# START OF PROVIDED DATA
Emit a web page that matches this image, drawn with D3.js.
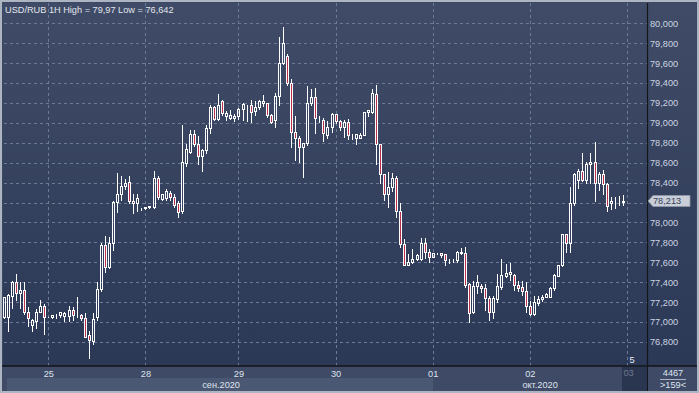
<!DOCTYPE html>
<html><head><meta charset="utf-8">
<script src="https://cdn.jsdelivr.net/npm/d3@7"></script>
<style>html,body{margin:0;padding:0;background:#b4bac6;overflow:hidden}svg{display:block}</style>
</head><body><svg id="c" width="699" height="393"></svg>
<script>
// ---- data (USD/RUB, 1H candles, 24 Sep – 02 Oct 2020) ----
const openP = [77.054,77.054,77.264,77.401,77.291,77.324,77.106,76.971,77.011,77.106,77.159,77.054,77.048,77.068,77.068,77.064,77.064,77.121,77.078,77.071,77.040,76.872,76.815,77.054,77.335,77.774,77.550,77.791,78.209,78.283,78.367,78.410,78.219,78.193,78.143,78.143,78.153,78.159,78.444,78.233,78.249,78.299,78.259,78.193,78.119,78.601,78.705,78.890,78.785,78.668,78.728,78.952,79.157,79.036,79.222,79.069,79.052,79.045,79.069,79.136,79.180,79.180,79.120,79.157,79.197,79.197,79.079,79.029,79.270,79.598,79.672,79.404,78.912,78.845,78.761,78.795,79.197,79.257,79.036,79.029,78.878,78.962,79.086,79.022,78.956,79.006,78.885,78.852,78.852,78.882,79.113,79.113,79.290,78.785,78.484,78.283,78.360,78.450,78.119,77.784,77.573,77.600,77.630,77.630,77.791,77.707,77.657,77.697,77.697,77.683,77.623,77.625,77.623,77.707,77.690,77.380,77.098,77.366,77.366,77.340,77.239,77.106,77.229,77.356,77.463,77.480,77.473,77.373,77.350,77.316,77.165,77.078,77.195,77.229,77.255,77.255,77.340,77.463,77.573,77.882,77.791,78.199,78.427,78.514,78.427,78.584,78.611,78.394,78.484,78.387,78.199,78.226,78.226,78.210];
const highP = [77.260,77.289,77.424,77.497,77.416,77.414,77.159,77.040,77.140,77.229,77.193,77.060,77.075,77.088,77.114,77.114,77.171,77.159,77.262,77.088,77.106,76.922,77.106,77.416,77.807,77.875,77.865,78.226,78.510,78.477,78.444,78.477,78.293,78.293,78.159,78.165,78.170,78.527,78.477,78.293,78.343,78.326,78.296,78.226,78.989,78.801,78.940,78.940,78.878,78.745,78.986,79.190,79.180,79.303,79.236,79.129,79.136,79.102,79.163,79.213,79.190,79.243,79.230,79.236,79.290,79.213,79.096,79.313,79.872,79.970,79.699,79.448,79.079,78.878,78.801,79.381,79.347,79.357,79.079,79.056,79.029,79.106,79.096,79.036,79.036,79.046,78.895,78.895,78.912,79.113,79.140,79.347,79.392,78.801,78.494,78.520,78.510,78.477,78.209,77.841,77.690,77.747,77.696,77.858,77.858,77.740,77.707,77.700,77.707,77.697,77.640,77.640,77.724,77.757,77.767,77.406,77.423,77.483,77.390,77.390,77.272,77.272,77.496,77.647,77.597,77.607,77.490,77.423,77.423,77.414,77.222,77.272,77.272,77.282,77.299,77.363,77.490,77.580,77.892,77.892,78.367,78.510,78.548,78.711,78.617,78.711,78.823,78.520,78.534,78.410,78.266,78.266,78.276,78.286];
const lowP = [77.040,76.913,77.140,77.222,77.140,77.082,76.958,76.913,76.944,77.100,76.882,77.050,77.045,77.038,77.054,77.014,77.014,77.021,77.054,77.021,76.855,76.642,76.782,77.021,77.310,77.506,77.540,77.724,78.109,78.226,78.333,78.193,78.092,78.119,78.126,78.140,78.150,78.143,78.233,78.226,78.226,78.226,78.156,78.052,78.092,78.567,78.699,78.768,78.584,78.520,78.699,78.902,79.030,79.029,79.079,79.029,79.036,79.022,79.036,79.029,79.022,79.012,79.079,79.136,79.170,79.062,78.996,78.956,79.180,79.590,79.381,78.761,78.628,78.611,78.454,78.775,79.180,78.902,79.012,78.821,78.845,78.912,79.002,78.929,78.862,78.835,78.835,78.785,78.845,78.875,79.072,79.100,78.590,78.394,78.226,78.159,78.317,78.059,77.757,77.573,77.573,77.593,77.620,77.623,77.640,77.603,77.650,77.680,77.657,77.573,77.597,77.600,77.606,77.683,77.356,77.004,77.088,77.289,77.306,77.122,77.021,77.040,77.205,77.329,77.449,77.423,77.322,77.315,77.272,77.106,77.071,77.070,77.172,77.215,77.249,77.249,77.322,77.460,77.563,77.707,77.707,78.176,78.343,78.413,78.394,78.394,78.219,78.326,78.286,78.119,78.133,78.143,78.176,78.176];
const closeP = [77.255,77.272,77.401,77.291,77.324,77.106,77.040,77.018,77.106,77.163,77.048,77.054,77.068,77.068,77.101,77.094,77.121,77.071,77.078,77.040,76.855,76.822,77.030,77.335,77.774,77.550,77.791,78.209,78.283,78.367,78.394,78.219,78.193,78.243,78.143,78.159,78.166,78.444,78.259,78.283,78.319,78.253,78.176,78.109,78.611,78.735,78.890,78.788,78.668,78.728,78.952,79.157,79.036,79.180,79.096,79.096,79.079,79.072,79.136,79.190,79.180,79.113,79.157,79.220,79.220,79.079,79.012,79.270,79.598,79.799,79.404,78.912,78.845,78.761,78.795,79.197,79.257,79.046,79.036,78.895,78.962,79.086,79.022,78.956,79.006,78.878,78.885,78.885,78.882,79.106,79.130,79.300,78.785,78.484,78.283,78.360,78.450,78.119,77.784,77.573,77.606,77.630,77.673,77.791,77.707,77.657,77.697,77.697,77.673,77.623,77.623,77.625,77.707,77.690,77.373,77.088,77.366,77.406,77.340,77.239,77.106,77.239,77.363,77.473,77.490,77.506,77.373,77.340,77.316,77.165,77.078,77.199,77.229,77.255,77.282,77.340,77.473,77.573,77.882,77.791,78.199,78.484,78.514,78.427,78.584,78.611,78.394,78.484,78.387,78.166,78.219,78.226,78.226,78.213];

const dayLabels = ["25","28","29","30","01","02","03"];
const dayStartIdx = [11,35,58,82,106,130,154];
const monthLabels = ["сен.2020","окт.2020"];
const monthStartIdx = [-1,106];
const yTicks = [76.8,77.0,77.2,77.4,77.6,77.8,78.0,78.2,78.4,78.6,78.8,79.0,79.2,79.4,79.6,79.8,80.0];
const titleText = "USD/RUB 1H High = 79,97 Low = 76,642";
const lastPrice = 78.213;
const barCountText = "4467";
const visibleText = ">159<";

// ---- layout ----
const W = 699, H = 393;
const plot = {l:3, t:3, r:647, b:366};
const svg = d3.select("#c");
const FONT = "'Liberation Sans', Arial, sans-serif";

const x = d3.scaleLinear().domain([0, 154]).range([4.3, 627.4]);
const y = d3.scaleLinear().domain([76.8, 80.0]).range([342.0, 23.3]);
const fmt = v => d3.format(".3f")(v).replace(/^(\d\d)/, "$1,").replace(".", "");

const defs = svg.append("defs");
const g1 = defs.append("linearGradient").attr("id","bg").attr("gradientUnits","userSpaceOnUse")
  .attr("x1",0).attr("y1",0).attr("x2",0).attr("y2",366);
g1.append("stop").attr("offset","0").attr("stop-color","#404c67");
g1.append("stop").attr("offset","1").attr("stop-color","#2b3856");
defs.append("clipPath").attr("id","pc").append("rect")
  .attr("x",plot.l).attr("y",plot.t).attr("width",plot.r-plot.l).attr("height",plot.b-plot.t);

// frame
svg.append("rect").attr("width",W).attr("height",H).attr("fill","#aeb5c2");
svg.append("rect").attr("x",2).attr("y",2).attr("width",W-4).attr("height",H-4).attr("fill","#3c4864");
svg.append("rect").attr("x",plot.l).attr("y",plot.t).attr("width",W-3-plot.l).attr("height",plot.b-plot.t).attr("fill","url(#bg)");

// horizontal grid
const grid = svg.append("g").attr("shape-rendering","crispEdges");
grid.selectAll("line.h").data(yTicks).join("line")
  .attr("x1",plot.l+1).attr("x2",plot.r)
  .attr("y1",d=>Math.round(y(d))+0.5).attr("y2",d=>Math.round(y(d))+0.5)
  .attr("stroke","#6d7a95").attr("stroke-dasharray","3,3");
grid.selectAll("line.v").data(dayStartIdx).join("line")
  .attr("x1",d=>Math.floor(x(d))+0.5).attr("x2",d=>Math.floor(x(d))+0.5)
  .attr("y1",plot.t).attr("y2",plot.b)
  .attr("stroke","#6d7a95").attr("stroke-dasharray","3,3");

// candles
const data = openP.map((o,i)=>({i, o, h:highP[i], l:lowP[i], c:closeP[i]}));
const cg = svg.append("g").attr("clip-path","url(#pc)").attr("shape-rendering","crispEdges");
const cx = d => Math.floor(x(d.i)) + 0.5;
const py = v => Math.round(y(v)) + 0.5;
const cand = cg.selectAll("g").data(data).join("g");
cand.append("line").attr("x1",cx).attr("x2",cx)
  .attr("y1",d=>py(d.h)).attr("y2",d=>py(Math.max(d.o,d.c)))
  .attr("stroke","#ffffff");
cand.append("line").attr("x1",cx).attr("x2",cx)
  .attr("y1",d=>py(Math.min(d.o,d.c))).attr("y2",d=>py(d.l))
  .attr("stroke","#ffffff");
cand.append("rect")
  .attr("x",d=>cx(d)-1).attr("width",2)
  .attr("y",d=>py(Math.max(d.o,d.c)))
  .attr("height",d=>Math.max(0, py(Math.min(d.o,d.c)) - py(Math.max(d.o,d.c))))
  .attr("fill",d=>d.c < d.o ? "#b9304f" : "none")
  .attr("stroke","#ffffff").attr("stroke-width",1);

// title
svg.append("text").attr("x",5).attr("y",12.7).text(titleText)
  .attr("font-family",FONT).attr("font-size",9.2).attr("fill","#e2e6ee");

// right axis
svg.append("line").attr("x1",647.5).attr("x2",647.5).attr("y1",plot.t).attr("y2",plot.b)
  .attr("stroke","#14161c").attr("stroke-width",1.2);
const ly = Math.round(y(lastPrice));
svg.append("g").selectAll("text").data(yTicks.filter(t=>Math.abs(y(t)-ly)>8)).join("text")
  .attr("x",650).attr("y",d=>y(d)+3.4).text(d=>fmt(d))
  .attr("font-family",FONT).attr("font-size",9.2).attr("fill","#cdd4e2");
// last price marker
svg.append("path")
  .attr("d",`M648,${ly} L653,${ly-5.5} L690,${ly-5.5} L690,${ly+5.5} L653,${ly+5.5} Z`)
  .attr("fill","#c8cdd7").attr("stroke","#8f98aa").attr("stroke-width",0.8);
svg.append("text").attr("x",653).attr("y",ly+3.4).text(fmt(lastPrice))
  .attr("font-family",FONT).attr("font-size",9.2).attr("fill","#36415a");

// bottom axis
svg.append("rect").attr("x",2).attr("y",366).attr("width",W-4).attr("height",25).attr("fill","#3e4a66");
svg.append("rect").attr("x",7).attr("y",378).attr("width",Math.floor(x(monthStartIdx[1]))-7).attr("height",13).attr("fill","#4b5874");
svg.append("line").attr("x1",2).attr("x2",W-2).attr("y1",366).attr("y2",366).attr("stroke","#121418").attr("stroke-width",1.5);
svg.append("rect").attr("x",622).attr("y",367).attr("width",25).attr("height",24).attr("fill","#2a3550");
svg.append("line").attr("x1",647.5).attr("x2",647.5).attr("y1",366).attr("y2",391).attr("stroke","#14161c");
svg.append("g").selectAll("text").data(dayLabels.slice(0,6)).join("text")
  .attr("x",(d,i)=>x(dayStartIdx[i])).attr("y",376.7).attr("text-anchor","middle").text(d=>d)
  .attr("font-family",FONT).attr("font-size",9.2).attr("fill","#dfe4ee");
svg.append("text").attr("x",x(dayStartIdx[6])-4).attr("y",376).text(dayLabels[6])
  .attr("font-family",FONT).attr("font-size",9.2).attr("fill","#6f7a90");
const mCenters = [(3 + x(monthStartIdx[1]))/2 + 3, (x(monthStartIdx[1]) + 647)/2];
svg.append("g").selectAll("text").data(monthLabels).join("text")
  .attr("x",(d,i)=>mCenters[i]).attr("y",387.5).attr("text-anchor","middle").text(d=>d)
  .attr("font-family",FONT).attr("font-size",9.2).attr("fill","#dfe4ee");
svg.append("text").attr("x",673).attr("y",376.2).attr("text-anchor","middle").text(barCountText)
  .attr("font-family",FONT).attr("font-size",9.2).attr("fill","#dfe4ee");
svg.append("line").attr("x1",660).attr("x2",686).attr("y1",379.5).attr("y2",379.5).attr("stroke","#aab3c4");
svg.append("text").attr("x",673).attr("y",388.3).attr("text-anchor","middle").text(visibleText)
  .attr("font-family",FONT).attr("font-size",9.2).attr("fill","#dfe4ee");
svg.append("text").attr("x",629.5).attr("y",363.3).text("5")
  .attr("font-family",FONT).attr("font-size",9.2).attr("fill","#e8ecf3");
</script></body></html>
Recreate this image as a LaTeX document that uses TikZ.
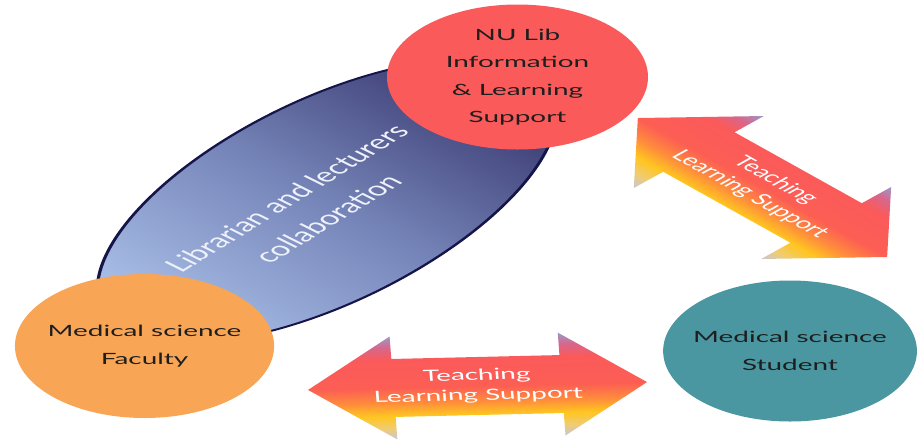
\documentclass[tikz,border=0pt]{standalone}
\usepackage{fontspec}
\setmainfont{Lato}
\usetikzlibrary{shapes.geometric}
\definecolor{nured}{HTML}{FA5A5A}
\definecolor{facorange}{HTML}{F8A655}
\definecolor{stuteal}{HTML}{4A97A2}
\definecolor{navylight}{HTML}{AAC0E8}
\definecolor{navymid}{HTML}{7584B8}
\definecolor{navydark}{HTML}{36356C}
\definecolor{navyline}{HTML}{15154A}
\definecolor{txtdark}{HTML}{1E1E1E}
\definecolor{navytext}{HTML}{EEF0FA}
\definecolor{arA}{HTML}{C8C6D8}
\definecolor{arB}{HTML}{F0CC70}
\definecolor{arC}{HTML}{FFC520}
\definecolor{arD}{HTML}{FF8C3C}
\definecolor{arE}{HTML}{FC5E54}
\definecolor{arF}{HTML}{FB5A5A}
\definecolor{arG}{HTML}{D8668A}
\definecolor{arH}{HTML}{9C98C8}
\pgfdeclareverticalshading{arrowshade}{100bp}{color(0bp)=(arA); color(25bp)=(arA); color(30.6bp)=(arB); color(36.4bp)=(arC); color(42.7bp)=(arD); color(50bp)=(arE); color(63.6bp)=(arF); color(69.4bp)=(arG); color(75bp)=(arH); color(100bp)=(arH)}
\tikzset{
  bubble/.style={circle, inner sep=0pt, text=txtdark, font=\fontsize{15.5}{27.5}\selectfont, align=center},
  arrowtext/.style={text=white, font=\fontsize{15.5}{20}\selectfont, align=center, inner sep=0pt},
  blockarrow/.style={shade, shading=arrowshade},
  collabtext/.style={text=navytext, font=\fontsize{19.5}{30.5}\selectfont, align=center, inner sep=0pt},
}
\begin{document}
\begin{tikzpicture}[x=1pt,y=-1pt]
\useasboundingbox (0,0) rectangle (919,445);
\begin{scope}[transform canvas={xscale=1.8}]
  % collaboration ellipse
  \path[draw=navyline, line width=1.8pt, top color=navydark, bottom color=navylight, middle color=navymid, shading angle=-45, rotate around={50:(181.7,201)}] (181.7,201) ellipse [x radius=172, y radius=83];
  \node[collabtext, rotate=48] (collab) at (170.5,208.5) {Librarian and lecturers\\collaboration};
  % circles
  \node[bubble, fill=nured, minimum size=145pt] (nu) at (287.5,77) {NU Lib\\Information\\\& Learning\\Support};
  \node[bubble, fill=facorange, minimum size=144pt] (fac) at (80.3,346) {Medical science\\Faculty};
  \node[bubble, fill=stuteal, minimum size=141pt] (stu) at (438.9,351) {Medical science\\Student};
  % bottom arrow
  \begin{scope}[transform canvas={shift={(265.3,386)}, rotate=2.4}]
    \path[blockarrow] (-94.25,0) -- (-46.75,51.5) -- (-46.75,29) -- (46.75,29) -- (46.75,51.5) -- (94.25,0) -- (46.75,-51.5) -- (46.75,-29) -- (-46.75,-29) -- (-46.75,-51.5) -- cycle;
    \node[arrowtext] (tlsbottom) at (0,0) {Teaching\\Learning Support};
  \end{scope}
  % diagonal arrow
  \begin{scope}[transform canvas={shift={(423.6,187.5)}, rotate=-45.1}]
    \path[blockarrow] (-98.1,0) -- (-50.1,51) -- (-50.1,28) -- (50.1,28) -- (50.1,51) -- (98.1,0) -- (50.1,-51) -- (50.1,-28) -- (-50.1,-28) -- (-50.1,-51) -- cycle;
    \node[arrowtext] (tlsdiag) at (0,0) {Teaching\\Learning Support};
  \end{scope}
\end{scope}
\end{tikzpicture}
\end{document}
# END OF PROVIDED DATA
-- EXERCISE DIRECTIONS --
Only a number is expected here: the count of lines in the listing that hold the string "this".

-- SOLVED PROBLEM --
2